Nach der zweiten Berechnungsmethode gilt: Infolge der Anrechnung reduziert sich nur die wegen desselben Gegenstands (30.000 EUR) später anfallende Verfahrensgebühr. Deshalb darf nur diese der Vergleichsrechnung nach § 15 Abs. 3 RVG in dem – durch Anrechnung – bereits geschmälerten Umfang unterfallen (vgl. OLG München RVG prof. 12, 73). Denn die Anrechnungsvorschrift bezweckt unter einem aufwandsbezogenen Gesichtspunkt die Kürzung der Verfahrensgebühr, weil der Prozessbevollmächtigte aufgrund seiner vorprozessualen Befassung mit dem Streitstoff in der Regel einen geringeren Einarbeitungs- und Vorbereitungsaufwand hat. Dementsprechend schreibt Vorbem. 3 Abs. 4 VV RVG eine Anrechnung vor, wenn „wegen desselben Gegenstands“ die vorgerichtliche Geschäftsgebühr und die gerichtliche Verfahrensgebühr entstanden sind (dazu auch OLG Stuttgart RVG prof. 09, 94).

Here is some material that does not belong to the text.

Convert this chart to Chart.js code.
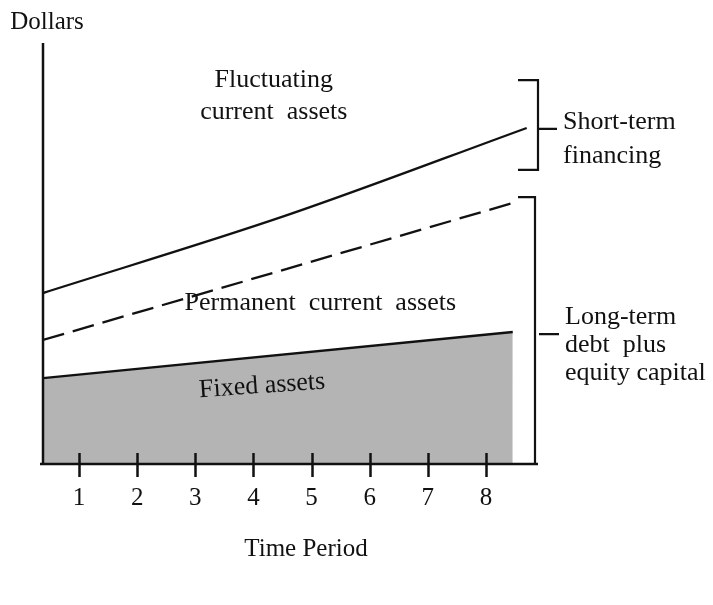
<!DOCTYPE html>
<html>
<head>
<meta charset="utf-8">
<script src="https://cdn.jsdelivr.net/npm/chart.js@4.4.0/dist/chart.umd.min.js"></script>
<style>
  html, body { margin: 0; padding: 0; background: #fff; }
  canvas { display: block; }
</style>
</head>
<body>
<canvas id="assetChart" width="713" height="605"></canvas>
<script>
// time periods shown on the x axis
const periods = [1, 2, 3, 4, 5, 6, 7, 8];

// (x = time period, y = dollars on a 0-100 scale)
const fluctuatingTop = [{ x: 0.38, y: 40.8 }, { x: 4.54, y: 59.2 }, { x: 8.70, y: 80.2 }];
const permanentTop = [{ x: 0.38, y: 29.6 }, { x: 8.46, y: 62.3 }];
const fixedTop = [{ x: 0.38, y: 20.5 }, { x: 8.46, y: 31.5 }];

const SERIF = "'Liberation Serif', 'DejaVu Serif', serif";
const INK = '#111';

const drawExtras = {
    id: 'drawExtras',
    afterDraw(chart) {
        const ctx = chart.ctx;
        const xs = chart.scales.x;
        const ys = chart.scales.y;
        const X = v => xs.getPixelForValue(v);
        const Y = v => ys.getPixelForValue(v);

        ctx.save();
        ctx.strokeStyle = INK;
        ctx.fillStyle = INK;
        ctx.lineWidth = 2.5;
        ctx.lineCap = 'butt';

        // axes
        ctx.beginPath();
        ctx.moveTo(xs.left, ys.top - 2);
        ctx.lineTo(xs.left, ys.bottom + 1);
        ctx.moveTo(xs.left - 3, ys.bottom);
        ctx.lineTo(xs.right + 1, ys.bottom);
        ctx.stroke();

        // ticks crossing the x axis
        ctx.beginPath();
        periods.forEach(p => {
            const px = Math.round(X(p)) + 0.5;
            ctx.moveTo(px, ys.bottom - 11);
            ctx.lineTo(px, ys.bottom + 13);
        });
        ctx.stroke();

        // tick labels
        ctx.font = '25px ' + SERIF;
        ctx.textAlign = 'center';
        ctx.textBaseline = 'middle';
        periods.forEach(p => ctx.fillText(String(p), X(p), ys.bottom + 34));

        // axis titles
        ctx.fillText('Dollars', xs.left + 4, ys.top - 23);
        ctx.fillText('Time Period', xs.left + 263, ys.bottom + 85);

        // area labels
        ctx.font = '26px ' + SERIF;
        ctx.fillText('Fluctuating', X(4.35), Y(91.6));
        ctx.fillText('current  assets', X(4.35), Y(84.0));
        ctx.fillText('Permanent  current  assets', X(5.15), Y(38.3));

        ctx.save();
        ctx.translate(X(4.15), Y(18.6));
        ctx.rotate(-4 * Math.PI / 180);
        ctx.fillText('Fixed assets', 0, 0);
        ctx.restore();

        // brackets on the right
        const bx1 = xs.right + 1;
        const bx2 = xs.right - 2;
        ctx.lineWidth = 2.2;
        ctx.beginPath();
        // short-term bracket
        ctx.moveTo(bx1 - 20, Y(91.6));
        ctx.lineTo(bx1, Y(91.6));
        ctx.lineTo(bx1, Y(70.2));
        ctx.lineTo(bx1 - 20, Y(70.2));
        ctx.moveTo(bx1, Y(80.0));
        ctx.lineTo(bx1 + 19, Y(80.0));
        // long-term bracket
        ctx.moveTo(bx2 - 17, Y(63.7));
        ctx.lineTo(bx2, Y(63.7));
        ctx.lineTo(bx2, ys.bottom);
        ctx.moveTo(bx2 + 4, Y(31.0));
        ctx.lineTo(bx2 + 24, Y(31.0));
        ctx.stroke();

        ctx.textAlign = 'left';
        ctx.fillText('Short-term', bx1 + 25, Y(81.5));
        ctx.fillText('financing', bx1 + 25, Y(73.5));
        ctx.fillText('Long-term', bx2 + 30, Y(35.1));
        ctx.fillText('debt  plus', bx2 + 30, Y(28.4));
        ctx.fillText('equity capital', bx2 + 30, Y(21.7));

        ctx.restore();
    }
};

const ctx = document.getElementById('assetChart').getContext('2d');
new Chart(ctx, {
    type: 'scatter',
    data: {
        datasets: [
            {
                label: 'Fixed assets',
                data: fixedTop,
                showLine: true,
                borderColor: INK,
                borderWidth: 2.3,
                backgroundColor: '#b4b4b4',
                fill: 'origin',
                pointRadius: 0,
                tension: 0
            },
            {
                label: 'Permanent current assets',
                data: permanentTop,
                showLine: true,
                borderColor: INK,
                borderWidth: 2.3,
                borderDash: [22, 9],
                fill: false,
                pointRadius: 0
            },
            {
                label: 'Fluctuating current assets',
                data: fluctuatingTop,
                showLine: true,
                borderColor: INK,
                borderWidth: 2.3,
                fill: false,
                pointRadius: 0,
                cubicInterpolationMode: 'monotone'
            }
        ]
    },
    options: {
        responsive: false,
        animation: false,
        layout: { padding: { left: 43, right: 176, top: 45, bottom: 141 } },
        plugins: {
            legend: { display: false },
            tooltip: { enabled: false }
        },
        scales: {
            x: { type: 'linear', min: 0.381, max: 8.877, display: false },
            y: { type: 'linear', min: 0, max: 100, display: false }
        }
    },
    plugins: [drawExtras]
});
</script>
</body>
</html>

Auch dieser Aspekt spricht gegen die erste Berechnungsmethode: Würde man zuerst kürzen bzw. die Kappungsgrenze nach § 15 Abs. 3 RVG ermitteln, entstünde durch die folgende Anrechnung für den Anwalt ein Nachteil. Dieser bestünde dadurch, dass die Anrechnung mittelbar auch einen Teil erfasst, bezüglich dessen kein reduzierter Arbeitsaufwand besteht.
Beachten Sie | Zur Klarstellung: Der „Anrechnungsbeitrag“ in RVG prof. 22, 66 erläutert die Anwaltsgebühren bei mehreren anhängigen Gegenständen (dort spielt die Reihenfolge der Anrechnung keinerlei Rolle). Im Beitrag hier geht es darum, dass bereits außergerichtlich eine Geschäftsgebühr anfällt, die im gerichtlichen Verfahren angerechnet werden muss.